Dive Brief:
- Customer acceptance of restaurant automation is increasing, according a report published by Deloitte last week. This acceptance is driven primarily by younger customers, with 58% of those aged 18-38 saying they’d return to restaurants that use automation, compared to 42% of customers over the age of 39.
- A majority of surveyed consumers (60%) said they were “somewhat likely” to order from restaurants that automated some or all of their food production, up from 54% in 2021.

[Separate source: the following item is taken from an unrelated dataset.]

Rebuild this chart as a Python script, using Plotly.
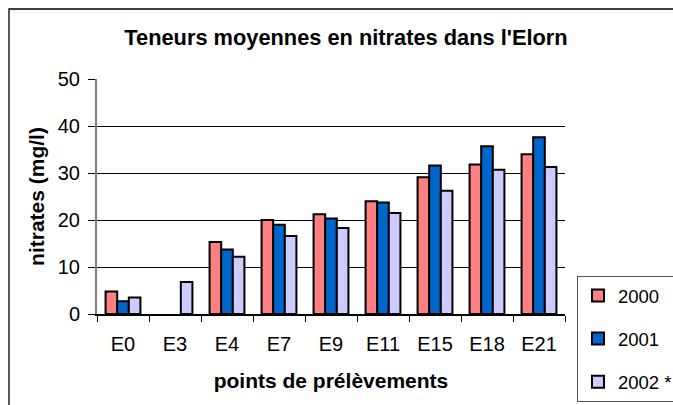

- Deloitte’s findings suggest large numbers of diners are unlikely to be deterred from eating in restaurants that use labor-saving devices or other technological automation.
Dive Insight:
Customer acceptance was particularly high for order automation, with large majorities willing to try automated ordering at the drive-thru (79%), over the phone (74%), and in the dining room (70%). However, Deloitte’s findings did not find majorities in favor of all technology. Less than half, or about 47% of customers, would order from a restaurant using drones or autonomous vehicles for delivery, though that was an increase over the 2021 level (44%).
While younger consumers in general are more likely to accept automation than older consumers, there are differences within that cohort. According to a presentation by Technomic and Coca-Cola at the National Restaurant Association Show in May, Gen Z may be more skeptical about technology than millenials.
Still, customer sentiment is likely secondary to operational factors when determining technological adoption. Deloitte predicted that macroeconomic challenges, including workers’ ability to command higher wages, could prompt many restaurants to analyze their labor deployment.
“With a tight labor market, increasing minimum wages, and growing union pressures, there will likely be greater scrutiny over which tasks must be completed by workers, as opposed to technology,” Deloitte found. “This could either result in lighter restaurant staffing or shifting staff roles toward more customer service-oriented responsibilities.”
But there’s some evidence that labor market tightness is easing, according to recent Bureau of Labor Statistic data. Wage growth in foodservice has been effectively flat through the first half of 2023, and employment in the sector has increased by about 134,000 workers since January. This is a jump of about 1.1%, a modest but measurable deceleration from the 1.5% job growth posted between January and May 2022. Sectoral unemployment is up as well, from a low of 4.9% in October to 5.4% in May. Labor turnover has eased as well, with the April 2023 quits rate falling below April 2022 levels by a full percentage point in accomodation and foodservice.
At the National Restaurant Association Show in May, back-of-house automation was in the spotlight at the show’s Kitchen Innovation Awards. Outside the show, adoption of technological solutions to combat rising labor costs is growing. At the end of May, in a major breakthrough for the drone delivery segment, Serve Robotics and Uber Eats signed a deal to deploy up to 2,000 of Serve’s delivery bots. Sweetgreen’s CEO recently told investors that the fast casual chain plans to eventually have automated makelines in all new restaurants.